* Begin *
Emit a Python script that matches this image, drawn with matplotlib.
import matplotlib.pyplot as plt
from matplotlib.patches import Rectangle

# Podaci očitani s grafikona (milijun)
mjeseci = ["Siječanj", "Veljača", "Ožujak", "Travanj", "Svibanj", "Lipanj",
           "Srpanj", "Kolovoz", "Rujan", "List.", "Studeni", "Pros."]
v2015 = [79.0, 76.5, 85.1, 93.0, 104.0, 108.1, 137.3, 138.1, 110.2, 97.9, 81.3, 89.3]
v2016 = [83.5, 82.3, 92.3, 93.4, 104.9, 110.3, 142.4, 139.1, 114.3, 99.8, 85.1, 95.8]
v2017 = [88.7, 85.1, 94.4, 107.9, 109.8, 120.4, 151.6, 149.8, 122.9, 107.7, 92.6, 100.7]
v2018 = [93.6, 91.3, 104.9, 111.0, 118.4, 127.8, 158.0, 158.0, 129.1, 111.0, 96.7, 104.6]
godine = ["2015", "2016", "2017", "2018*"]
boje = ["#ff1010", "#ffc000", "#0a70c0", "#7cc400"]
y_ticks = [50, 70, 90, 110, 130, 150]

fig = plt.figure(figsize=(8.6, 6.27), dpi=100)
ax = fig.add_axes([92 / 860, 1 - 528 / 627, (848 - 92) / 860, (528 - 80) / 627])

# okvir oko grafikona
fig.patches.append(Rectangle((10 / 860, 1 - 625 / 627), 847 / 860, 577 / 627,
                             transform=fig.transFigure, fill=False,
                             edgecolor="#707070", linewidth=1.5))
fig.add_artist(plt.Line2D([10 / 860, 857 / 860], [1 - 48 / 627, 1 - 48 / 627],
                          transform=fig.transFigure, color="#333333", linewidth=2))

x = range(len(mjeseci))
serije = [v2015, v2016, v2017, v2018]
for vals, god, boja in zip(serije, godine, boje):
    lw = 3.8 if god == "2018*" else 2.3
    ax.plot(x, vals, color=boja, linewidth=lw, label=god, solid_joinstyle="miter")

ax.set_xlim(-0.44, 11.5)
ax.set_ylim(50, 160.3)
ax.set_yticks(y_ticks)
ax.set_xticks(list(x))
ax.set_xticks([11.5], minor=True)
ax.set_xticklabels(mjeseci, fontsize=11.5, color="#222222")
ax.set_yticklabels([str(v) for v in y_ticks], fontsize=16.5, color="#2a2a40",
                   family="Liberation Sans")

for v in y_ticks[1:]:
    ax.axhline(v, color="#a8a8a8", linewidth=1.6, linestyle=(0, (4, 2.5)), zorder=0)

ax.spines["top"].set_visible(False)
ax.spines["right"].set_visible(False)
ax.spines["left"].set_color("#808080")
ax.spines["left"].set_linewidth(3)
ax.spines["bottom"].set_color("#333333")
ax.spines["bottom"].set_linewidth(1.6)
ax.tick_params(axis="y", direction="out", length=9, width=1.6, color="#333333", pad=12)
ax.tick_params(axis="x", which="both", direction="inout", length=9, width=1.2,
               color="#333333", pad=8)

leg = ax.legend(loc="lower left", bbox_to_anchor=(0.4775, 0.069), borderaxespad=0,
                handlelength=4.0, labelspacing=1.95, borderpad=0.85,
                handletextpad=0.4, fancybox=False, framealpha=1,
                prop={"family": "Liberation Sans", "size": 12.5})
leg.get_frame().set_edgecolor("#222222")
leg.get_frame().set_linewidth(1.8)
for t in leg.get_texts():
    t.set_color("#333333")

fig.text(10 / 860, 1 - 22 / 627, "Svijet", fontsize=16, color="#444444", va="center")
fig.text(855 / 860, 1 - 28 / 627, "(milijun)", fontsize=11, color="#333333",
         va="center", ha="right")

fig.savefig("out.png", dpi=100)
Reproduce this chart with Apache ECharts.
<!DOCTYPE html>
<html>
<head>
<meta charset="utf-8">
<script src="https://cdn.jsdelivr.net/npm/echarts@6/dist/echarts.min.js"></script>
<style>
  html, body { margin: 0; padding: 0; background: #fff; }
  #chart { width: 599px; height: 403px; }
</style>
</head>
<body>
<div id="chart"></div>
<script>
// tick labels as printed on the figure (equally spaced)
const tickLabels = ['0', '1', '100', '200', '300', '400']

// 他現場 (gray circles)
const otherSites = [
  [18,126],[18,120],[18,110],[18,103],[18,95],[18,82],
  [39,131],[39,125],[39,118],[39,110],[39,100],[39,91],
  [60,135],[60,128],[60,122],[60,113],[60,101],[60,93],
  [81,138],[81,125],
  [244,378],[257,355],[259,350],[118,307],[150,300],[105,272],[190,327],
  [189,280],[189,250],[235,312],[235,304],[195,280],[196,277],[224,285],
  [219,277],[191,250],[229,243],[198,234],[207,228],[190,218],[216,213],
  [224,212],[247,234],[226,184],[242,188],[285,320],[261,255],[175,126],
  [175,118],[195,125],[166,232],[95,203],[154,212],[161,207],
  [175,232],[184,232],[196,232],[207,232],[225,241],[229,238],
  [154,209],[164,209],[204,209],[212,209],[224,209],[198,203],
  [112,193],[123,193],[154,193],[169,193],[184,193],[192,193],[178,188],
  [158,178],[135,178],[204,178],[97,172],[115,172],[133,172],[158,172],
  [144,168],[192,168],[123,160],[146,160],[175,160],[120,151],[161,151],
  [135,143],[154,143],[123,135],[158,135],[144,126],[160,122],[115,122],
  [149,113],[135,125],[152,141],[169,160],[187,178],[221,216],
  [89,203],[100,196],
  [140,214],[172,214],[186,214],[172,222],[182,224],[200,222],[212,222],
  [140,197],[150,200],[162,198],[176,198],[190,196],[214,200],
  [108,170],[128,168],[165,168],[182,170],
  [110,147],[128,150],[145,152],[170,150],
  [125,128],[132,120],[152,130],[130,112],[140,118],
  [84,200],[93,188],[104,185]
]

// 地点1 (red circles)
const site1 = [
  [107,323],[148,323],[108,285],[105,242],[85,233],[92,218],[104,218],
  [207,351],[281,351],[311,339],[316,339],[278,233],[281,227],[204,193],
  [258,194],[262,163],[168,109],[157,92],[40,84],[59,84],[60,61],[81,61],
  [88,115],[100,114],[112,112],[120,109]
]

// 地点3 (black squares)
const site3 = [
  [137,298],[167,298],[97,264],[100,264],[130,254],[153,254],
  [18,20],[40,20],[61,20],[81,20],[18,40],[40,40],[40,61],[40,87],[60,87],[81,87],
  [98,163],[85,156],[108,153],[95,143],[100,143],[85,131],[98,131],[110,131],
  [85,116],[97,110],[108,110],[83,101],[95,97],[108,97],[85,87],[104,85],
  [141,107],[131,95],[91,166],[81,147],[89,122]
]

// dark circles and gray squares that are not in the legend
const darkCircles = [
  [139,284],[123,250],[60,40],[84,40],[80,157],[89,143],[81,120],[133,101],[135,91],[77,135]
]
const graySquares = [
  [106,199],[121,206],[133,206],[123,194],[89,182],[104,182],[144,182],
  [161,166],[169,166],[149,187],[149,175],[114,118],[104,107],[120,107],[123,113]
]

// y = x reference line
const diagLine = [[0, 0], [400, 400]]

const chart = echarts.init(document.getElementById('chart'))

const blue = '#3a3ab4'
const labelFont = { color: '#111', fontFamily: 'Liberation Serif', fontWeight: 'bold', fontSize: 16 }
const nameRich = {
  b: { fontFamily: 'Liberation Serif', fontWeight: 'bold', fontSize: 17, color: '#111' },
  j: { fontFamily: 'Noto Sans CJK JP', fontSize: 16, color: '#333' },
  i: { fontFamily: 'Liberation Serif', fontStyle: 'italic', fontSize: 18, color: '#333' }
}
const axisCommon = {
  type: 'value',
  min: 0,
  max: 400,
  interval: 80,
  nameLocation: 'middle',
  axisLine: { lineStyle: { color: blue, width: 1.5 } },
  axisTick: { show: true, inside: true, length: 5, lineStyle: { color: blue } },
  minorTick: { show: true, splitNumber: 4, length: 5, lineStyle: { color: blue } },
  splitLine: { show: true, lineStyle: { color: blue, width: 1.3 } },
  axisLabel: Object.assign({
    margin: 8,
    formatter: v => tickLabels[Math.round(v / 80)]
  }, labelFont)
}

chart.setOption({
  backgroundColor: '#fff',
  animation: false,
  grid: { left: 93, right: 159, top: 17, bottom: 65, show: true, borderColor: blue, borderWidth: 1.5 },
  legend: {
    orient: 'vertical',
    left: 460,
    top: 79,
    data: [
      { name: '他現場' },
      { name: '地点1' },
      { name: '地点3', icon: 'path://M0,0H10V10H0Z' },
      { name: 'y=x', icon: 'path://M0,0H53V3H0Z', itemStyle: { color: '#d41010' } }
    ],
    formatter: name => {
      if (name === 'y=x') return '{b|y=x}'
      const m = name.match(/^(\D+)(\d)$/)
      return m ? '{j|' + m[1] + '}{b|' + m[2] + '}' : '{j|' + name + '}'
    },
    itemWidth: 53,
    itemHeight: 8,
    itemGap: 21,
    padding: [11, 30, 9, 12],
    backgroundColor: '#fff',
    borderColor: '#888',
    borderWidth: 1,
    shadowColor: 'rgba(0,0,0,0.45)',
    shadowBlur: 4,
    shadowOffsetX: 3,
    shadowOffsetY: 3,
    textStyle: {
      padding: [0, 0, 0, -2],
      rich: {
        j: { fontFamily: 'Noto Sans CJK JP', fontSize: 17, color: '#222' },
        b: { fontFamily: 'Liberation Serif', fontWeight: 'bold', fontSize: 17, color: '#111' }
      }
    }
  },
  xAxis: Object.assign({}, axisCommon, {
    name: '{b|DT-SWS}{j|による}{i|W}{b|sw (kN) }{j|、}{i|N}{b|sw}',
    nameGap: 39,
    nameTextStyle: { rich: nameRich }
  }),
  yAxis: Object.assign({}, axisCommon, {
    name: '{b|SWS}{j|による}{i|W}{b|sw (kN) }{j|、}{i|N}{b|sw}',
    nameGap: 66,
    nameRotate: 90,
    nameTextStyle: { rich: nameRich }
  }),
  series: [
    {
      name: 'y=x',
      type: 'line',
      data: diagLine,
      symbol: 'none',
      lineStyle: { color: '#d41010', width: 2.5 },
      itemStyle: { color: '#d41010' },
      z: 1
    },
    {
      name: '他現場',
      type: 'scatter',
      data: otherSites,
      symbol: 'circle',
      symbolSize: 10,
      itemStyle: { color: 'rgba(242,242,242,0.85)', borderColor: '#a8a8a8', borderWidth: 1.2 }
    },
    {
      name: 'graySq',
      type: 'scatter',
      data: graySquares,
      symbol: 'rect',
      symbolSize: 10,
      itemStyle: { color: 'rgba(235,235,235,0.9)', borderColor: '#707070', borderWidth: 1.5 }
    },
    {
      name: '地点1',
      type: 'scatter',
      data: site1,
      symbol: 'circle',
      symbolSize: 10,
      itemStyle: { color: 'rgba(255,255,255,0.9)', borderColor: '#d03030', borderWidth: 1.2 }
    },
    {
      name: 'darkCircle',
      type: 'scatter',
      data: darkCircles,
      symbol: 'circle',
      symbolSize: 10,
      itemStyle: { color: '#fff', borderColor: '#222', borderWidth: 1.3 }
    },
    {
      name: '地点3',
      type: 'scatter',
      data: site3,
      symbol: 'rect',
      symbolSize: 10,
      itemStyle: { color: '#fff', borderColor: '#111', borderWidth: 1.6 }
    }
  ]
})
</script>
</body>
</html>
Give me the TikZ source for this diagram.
* End *
● PROBLEM DETAILS
Reproduce verbatim the range of lines that opens the records and closes with the line containing "from matplotlib.patches import Rectangle". Omit everything after it.

● FULL ANSWER
Emit a Python script that matches this image, drawn with matplotlib.
import matplotlib.pyplot as plt
from matplotlib.patches import Rectangle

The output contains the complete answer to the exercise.